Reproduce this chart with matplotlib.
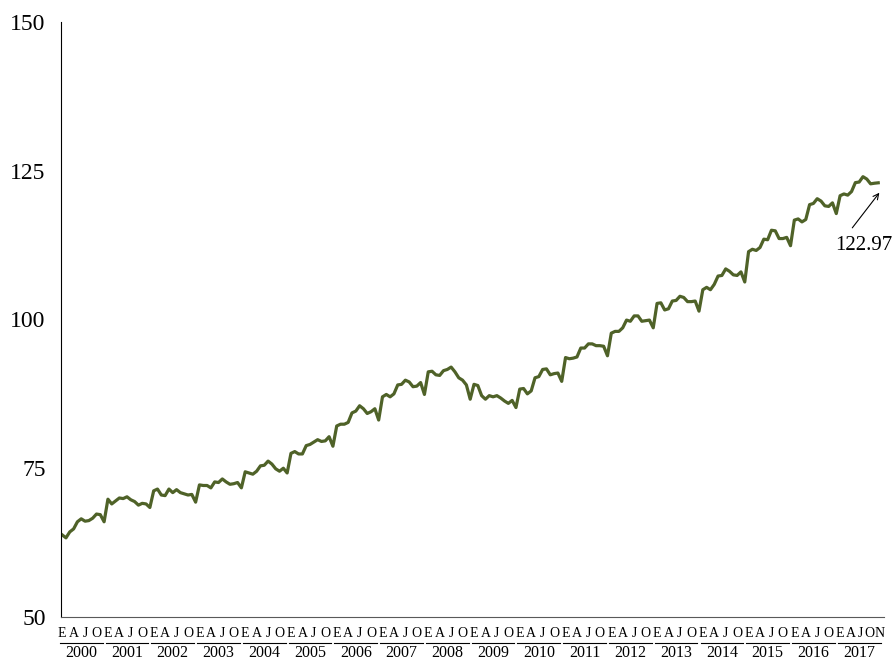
import numpy as np
import matplotlib
matplotlib.use('Agg')
import matplotlib.pyplot as plt

plt.rcParams['font.family'] = ['Liberation Serif', 'DejaVu Serif']

# monthly index, Jan 2000 - Nov 2017 (one row per year)
indice = [
    63.8, 63.3, 64.3, 64.8, 66.0, 66.5, 66.1, 66.2, 66.6, 67.3, 67.2, 66.0,   # 2000
    69.8, 69.0, 69.5, 70.0, 69.9, 70.2, 69.7, 69.4, 68.8, 69.1, 69.0, 68.4,   # 2001
    71.2, 71.5, 70.5, 70.4, 71.5, 70.9, 71.4, 70.9, 70.7, 70.5, 70.6, 69.3,   # 2002
    72.2, 72.1, 72.1, 71.7, 72.7, 72.6, 73.2, 72.7, 72.3, 72.4, 72.6, 71.7,   # 2003
    74.4, 74.2, 74.0, 74.5, 75.4, 75.5, 76.2, 75.7, 74.9, 74.5, 75.0, 74.2,   # 2004
    77.5, 77.8, 77.4, 77.4, 78.8, 79.0, 79.4, 79.8, 79.5, 79.6, 80.3, 78.7,   # 2005
    82.1, 82.4, 82.4, 82.7, 84.3, 84.6, 85.5, 85.0, 84.2, 84.5, 85.0, 83.1,   # 2006
    87.0, 87.4, 87.0, 87.5, 89.0, 89.1, 89.8, 89.5, 88.7, 88.8, 89.4, 87.4,   # 2007
    91.2, 91.3, 90.7, 90.6, 91.4, 91.6, 92.0, 91.2, 90.2, 89.8, 89.0, 86.6,   # 2008
    89.1, 88.9, 87.2, 86.6, 87.2, 87.0, 87.2, 86.8, 86.3, 85.9, 86.4, 85.2,   # 2009
    88.3, 88.4, 87.5, 88.0, 90.2, 90.4, 91.6, 91.7, 90.7, 90.9, 91.0, 89.6,   # 2010
    93.6, 93.4, 93.5, 93.7, 95.2, 95.2, 95.9, 95.9, 95.6, 95.6, 95.5, 93.9,   # 2011
    97.7, 98.0, 98.0, 98.6, 99.9, 99.7, 100.6, 100.6, 99.7, 99.8, 99.9, 98.6, # 2012
    102.7, 102.8, 101.6, 101.8, 103.1, 103.2, 103.9, 103.7, 103.0, 103.0, 103.1, 101.4,  # 2013
    105.0, 105.4, 105.0, 105.9, 107.3, 107.4, 108.5, 108.1, 107.5, 107.4, 108.0, 106.3,  # 2014
    111.4, 111.8, 111.6, 112.1, 113.5, 113.4, 115.0, 114.9, 113.6, 113.6, 113.8, 112.4,  # 2015
    116.7, 116.9, 116.4, 116.8, 119.3, 119.5, 120.3, 119.9, 119.1, 119.0, 119.6, 117.8,  # 2016
    120.8, 121.1, 120.9, 121.5, 123.0, 123.1, 124.0, 123.6, 122.8, 122.9, 122.97,         # 2017
]

years = list(range(2000, 2018))
month_labels = ['E', 'A', 'J', 'O']
month_pos = [0, 3, 6, 9]
# last year has one more letter, squeezed in
month_labels_last = ['E', 'A', 'J', 'O', 'N']
month_pos_last = [0, 2.7, 5.3, 7.8, 10.4]
last_label = '122.97'

x = np.arange(len(indice))

fig = plt.figure(figsize=(8.92, 6.62), dpi=100)
ax = fig.add_axes([0.0684, 0.068, 0.923, 0.8988])

ax.plot(x, indice, color='#4F6228', linewidth=2.3)

ax.set_ylim(50, 150)
ax.set_yticks([50, 75, 100, 125, 150])
ax.set_xlim(-0.3, 215.6)
ax.set_xticks([])
ax.tick_params(axis='y', length=0, pad=11, labelsize=17)

for s in ['top', 'right']:
    ax.spines[s].set_visible(False)
ax.spines['left'].set_color('black')
ax.spines['bottom'].set_color('#595959')

# month letters, underline and year under each group
tr = ax.get_xaxis_transform()
for k, yr in enumerate(years):
    start = 12 * k
    if yr == years[-1]:
        labs, pos = month_labels_last, month_pos_last
    else:
        labs, pos = month_labels, month_pos
    for lab, m in zip(labs, pos):
        ax.text(start + m, -0.028, lab, transform=tr, ha='center', va='center',
                fontsize=10, clip_on=False)
    ax.plot([start - 0.6, start + 10.6], [-0.043, -0.043], transform=tr,
            color='black', linewidth=0.8, clip_on=False)
    ax.text(start + 5.0, -0.06, str(yr), transform=tr, ha='center', va='center',
            fontsize=11.5, clip_on=False)

# annotate the last value
ax.annotate('', xy=(x[-1] + 0.3, 121.3), xytext=(x[-1] - 6.8, 115.4),
            arrowprops=dict(arrowstyle='->', color='black', lw=0.8,
                            shrinkA=0, shrinkB=0))
ax.text(x[-1] - 3.9, 112.5, last_label, ha='center', va='center', fontsize=15)

fig.savefig('out.png', dpi=100)
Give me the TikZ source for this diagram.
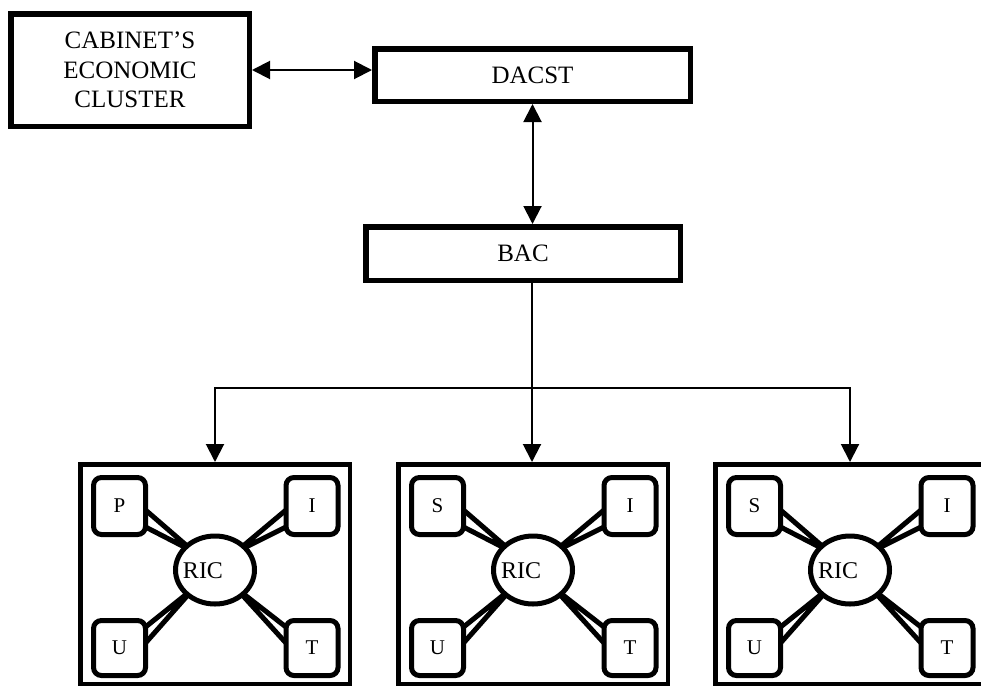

**TASK DETAILS:**
From the first line above down to the line with "plt.rcParams['font.family'] = ['Liberation", reproduce every line and no others, omitting pictures.

**EXERCISE SOLUTION:**
Reproduce this chart with matplotlib.
import numpy as np
import matplotlib
matplotlib.use('Agg')
import matplotlib.pyplot as plt

plt.rcParams['font.family'] = ['Liberation Serif', 'DejaVu Serif']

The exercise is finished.